• Short problem: Leave out all pictures. Return exactly the lines from the top of the material through the line containing "ax = fig.add_axes([87".

• Source material:

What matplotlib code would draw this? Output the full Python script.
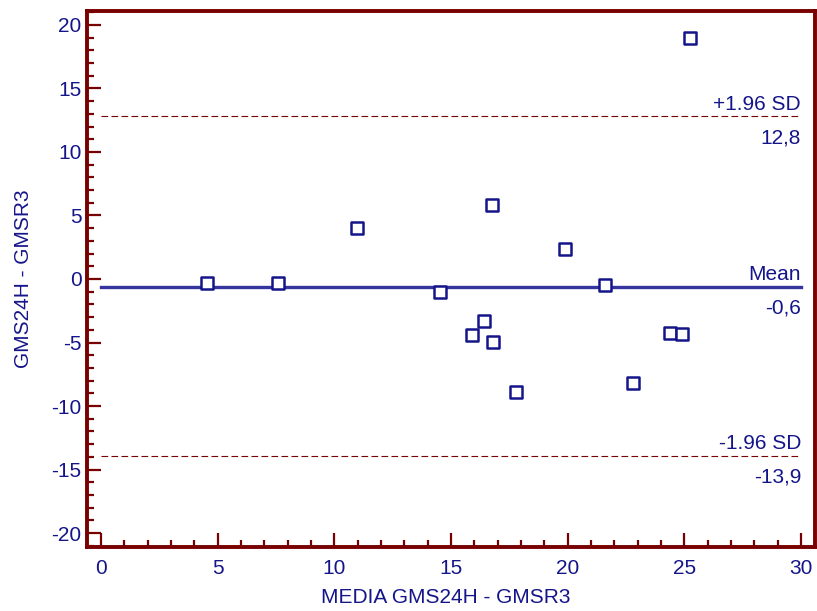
import numpy as np
import matplotlib.pyplot as plt
from matplotlib.ticker import MultipleLocator

plt.rcParams['font.family'] = ['Liberation Sans', 'DejaVu Sans']
plt.rcParams['axes.unicode_minus'] = False

# media y diferencia de las dos mediciones
media = [4.54, 7.59, 10.97, 14.53, 15.9, 16.42, 16.76, 16.8, 17.79,
         19.89, 21.6, 22.8, 24.39, 24.9, 25.25]
diferencia = [-0.33, -0.33, 4.0, -1.04, -4.37, -3.33, 5.81, -4.98, -8.93,
              2.35, -0.49, -8.15, -4.26, -4.35, 18.97]

media_dif = -0.6
sd_sup = 12.8
sd_inf = -13.9

azul = '#15158a'
granate = '#780000'

fig = plt.figure(figsize=(8.17, 6.11), dpi=100)
ax = fig.add_axes([87 / 817, 1 - 547 / 611, (815 - 87) / 817, (547 - 11) / 611])

ax.plot([0, 30], [media_dif, media_dif], color='#3535a0', lw=2.4, zorder=2)
ax.plot([0, 30], [sd_sup, sd_sup], color=granate, lw=0.8, ls=(0, (6, 3)), zorder=2)
ax.plot([0, 30], [sd_inf, sd_inf], color=granate, lw=0.8, ls=(0, (6, 3)), zorder=2)

ax.scatter(media, diferencia, marker='s', s=70, facecolors='white',
           edgecolors=azul, linewidths=1.8, zorder=3)

fs = 15


def etiqueta(y, arriba):
    ax.text(30, y + 0.5, arriba, ha='right', va='baseline', color=azul, fontsize=fs)
    ax.text(30, y - 0.95, f'{y:.1f}'.replace('.', ','), ha='right', va='top',
            color=azul, fontsize=fs)


etiqueta(sd_sup, '+1.96 SD')
etiqueta(media_dif, 'Mean')
etiqueta(sd_inf, '-1.96 SD')

ax.set_xlim(-0.6, 30.6)
ax.set_ylim(-21.1, 21.1)
ax.xaxis.set_major_locator(MultipleLocator(5))
ax.xaxis.set_minor_locator(MultipleLocator(1))
ax.yaxis.set_major_locator(MultipleLocator(5))
ax.yaxis.set_minor_locator(MultipleLocator(1))

for s in ax.spines.values():
    s.set_color(granate)
    s.set_linewidth(2.8)

ax.tick_params(which='both', direction='in', color=granate, width=1.6,
               labelcolor=azul, labelsize=fs, top=False, right=False)
ax.tick_params(which='major', length=10)
ax.tick_params(which='minor', length=5)
ax.tick_params(axis='x', pad=9)
ax.tick_params(axis='y', pad=4)

ax.set_xlabel('MEDIA GMS24H - GMSR3', color=azul, fontsize=fs, va='center')
ax.set_ylabel('GMS24H - GMSR3', color=azul, fontsize=fs, va='center')
ax.xaxis.set_label_coords(0.5 - (456 - 451) / 728, -0.095)
ax.yaxis.set_label_coords(-0.087, 0.5)

fig.savefig('out.png', dpi=100)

• Correct output:
What matplotlib code would draw this? Output the full Python script.
import numpy as np
import matplotlib.pyplot as plt
from matplotlib.ticker import MultipleLocator

plt.rcParams['font.family'] = ['Liberation Sans', 'DejaVu Sans']
plt.rcParams['axes.unicode_minus'] = False

# media y diferencia de las dos mediciones
media = [4.54, 7.59, 10.97, 14.53, 15.9, 16.42, 16.76, 16.8, 17.79,
         19.89, 21.6, 22.8, 24.39, 24.9, 25.25]
diferencia = [-0.33, -0.33, 4.0, -1.04, -4.37, -3.33, 5.81, -4.98, -8.93,
              2.35, -0.49, -8.15, -4.26, -4.35, 18.97]

media_dif = -0.6
sd_sup = 12.8
sd_inf = -13.9

azul = '#15158a'
granate = '#780000'

fig = plt.figure(figsize=(8.17, 6.11), dpi=100)
ax = fig.add_axes([87 / 817, 1 - 547 / 611, (815 - 87) / 817, (547 - 11) / 611])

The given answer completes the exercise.